- _The request_
Single out the lines that include the word "chart". Copy them.

- _Available data_
##########

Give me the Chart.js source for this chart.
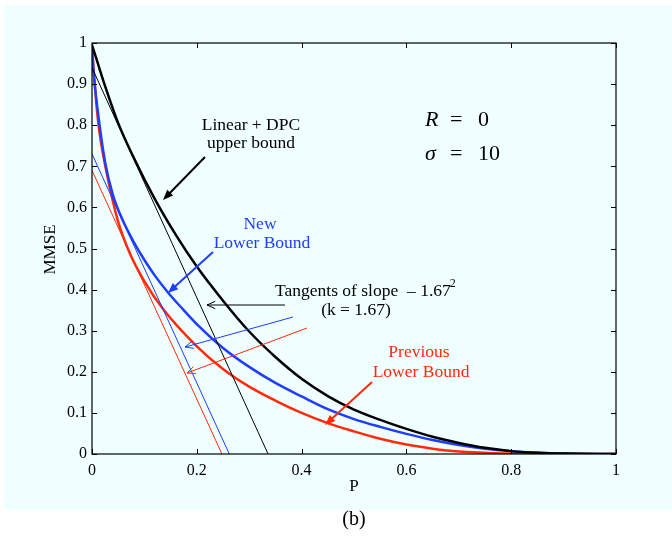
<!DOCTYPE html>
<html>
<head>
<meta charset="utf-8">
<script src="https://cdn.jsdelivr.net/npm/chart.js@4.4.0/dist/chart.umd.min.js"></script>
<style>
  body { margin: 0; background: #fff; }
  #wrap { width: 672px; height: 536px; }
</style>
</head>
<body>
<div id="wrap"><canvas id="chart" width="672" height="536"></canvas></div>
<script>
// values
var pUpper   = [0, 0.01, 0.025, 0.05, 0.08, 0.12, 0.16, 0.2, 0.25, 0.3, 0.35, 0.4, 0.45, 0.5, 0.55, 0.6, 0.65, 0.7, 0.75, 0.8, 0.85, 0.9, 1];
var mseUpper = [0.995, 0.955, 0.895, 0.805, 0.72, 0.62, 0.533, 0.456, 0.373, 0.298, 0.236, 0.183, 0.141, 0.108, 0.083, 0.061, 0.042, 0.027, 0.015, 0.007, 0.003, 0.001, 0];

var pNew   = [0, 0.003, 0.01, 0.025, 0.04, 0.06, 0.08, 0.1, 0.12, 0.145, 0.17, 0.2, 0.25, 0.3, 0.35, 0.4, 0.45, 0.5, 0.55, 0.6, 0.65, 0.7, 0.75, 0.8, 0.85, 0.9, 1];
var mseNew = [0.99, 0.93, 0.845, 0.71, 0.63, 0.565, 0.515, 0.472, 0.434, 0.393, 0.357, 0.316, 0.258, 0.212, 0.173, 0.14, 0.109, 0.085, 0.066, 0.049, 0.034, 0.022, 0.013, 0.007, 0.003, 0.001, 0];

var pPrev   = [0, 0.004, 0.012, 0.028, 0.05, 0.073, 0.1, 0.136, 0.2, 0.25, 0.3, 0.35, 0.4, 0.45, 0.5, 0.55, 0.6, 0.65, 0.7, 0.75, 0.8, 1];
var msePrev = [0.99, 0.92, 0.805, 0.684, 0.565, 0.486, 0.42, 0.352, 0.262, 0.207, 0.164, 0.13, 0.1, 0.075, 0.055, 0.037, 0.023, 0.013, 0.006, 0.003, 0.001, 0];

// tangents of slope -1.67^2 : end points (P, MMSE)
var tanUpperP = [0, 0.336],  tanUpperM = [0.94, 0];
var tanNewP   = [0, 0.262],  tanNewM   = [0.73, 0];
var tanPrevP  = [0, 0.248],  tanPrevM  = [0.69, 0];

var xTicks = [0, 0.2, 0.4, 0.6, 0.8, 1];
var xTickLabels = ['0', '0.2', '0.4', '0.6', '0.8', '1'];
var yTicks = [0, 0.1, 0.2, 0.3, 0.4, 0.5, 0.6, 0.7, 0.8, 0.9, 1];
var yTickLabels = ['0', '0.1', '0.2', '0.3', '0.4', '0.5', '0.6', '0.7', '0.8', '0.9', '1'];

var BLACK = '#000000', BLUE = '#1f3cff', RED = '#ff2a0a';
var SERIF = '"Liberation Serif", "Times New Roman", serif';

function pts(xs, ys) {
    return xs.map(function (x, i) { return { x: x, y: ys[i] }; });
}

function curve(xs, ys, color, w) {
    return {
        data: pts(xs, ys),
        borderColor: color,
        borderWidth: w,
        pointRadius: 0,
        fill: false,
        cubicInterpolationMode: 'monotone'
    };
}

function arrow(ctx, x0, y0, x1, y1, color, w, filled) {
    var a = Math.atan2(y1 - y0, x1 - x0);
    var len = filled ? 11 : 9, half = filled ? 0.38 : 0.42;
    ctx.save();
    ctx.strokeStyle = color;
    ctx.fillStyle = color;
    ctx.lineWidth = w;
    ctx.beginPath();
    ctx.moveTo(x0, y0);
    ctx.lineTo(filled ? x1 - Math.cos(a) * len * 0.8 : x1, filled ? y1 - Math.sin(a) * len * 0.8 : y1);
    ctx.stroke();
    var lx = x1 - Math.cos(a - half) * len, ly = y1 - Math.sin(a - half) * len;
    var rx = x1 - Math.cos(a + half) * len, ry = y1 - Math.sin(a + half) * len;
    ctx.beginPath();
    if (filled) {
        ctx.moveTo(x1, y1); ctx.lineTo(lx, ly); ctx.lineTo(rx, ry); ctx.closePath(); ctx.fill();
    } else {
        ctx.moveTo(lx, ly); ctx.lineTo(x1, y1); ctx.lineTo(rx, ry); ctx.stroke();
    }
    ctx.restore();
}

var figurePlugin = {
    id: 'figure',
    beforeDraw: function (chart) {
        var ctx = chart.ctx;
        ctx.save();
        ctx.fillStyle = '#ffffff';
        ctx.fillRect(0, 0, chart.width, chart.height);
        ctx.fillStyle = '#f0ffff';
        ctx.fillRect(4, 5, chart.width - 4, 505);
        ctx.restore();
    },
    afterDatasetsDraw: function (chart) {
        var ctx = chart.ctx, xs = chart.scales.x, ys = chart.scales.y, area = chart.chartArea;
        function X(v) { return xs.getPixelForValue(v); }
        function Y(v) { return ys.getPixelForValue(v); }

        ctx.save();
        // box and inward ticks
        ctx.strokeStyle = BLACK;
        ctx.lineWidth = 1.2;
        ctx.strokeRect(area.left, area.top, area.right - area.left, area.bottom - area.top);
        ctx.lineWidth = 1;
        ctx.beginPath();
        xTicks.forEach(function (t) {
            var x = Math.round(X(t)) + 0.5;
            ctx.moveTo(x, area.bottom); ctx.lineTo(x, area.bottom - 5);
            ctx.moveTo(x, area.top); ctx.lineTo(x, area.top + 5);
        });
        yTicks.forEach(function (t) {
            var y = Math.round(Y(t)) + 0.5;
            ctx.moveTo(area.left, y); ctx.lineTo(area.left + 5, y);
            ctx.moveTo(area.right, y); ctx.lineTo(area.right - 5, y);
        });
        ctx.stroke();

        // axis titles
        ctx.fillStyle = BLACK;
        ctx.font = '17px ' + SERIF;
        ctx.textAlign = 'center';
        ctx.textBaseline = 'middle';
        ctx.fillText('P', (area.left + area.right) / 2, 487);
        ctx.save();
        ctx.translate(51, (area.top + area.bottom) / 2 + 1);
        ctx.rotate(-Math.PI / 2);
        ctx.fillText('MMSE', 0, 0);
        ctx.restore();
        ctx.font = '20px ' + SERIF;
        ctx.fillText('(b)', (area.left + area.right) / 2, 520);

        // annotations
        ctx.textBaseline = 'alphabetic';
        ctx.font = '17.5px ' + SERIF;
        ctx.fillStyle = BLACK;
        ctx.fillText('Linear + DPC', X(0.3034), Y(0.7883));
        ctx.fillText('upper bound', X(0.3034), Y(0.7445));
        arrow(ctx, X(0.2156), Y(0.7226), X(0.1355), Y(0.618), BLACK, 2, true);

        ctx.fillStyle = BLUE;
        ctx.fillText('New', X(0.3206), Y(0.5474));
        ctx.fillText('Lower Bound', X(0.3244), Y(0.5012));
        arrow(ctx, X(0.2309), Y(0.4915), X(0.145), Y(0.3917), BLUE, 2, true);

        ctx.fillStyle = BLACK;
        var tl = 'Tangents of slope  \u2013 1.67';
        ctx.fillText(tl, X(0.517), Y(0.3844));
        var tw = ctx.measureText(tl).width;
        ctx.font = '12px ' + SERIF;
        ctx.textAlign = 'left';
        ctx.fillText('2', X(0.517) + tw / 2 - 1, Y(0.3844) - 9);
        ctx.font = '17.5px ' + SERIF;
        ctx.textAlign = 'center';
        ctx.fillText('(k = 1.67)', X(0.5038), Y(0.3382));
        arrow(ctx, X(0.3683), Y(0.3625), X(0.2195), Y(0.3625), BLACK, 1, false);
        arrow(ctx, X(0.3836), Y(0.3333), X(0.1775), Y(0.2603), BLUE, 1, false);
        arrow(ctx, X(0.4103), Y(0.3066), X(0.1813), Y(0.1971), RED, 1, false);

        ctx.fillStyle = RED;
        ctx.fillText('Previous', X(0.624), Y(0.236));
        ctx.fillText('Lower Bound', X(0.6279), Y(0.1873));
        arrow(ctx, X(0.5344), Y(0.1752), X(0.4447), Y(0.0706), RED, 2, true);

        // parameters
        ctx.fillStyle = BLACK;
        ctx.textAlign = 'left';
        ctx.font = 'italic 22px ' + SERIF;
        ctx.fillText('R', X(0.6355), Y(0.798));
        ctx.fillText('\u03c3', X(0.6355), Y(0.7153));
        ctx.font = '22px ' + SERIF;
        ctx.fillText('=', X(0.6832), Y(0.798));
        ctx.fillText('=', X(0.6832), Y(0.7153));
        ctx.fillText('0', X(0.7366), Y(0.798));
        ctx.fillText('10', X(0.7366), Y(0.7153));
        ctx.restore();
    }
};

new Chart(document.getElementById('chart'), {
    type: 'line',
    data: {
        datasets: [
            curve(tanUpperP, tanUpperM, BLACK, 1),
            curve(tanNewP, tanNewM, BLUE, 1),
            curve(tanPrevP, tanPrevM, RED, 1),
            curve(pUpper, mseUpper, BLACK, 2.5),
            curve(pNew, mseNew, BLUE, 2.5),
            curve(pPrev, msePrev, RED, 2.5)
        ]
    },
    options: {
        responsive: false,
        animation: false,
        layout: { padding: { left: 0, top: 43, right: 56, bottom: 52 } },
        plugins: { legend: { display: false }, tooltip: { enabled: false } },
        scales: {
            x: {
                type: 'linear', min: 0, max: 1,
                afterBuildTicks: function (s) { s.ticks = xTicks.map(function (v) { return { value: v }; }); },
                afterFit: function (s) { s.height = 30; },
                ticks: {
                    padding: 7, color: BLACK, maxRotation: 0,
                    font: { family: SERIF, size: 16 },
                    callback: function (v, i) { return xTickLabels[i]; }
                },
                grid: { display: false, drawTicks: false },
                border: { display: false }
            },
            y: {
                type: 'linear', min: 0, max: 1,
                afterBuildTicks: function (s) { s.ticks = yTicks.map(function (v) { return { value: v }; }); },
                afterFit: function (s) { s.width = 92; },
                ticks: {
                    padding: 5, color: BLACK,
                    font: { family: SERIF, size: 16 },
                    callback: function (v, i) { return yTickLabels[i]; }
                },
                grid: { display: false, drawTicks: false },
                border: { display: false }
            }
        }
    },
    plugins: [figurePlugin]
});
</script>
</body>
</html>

##########

- _Response for this exercise_
Give me the Chart.js source for this chart.
<script src="https://cdn.jsdelivr.net/npm/chart.js@4.4.0/dist/chart.umd.min.js"></script>
<div id="wrap"><canvas id="chart" width="672" height="536"></canvas></div>
    beforeDraw: function (chart) {
        var ctx = chart.ctx;
        ctx.fillRect(0, 0, chart.width, chart.height);
        ctx.fillRect(4, 5, chart.width - 4, 505);
    afterDatasetsDraw: function (chart) {
        var ctx = chart.ctx, xs = chart.scales.x, ys = chart.scales.y, area = chart.chartArea;
new Chart(document.getElementById('chart'), {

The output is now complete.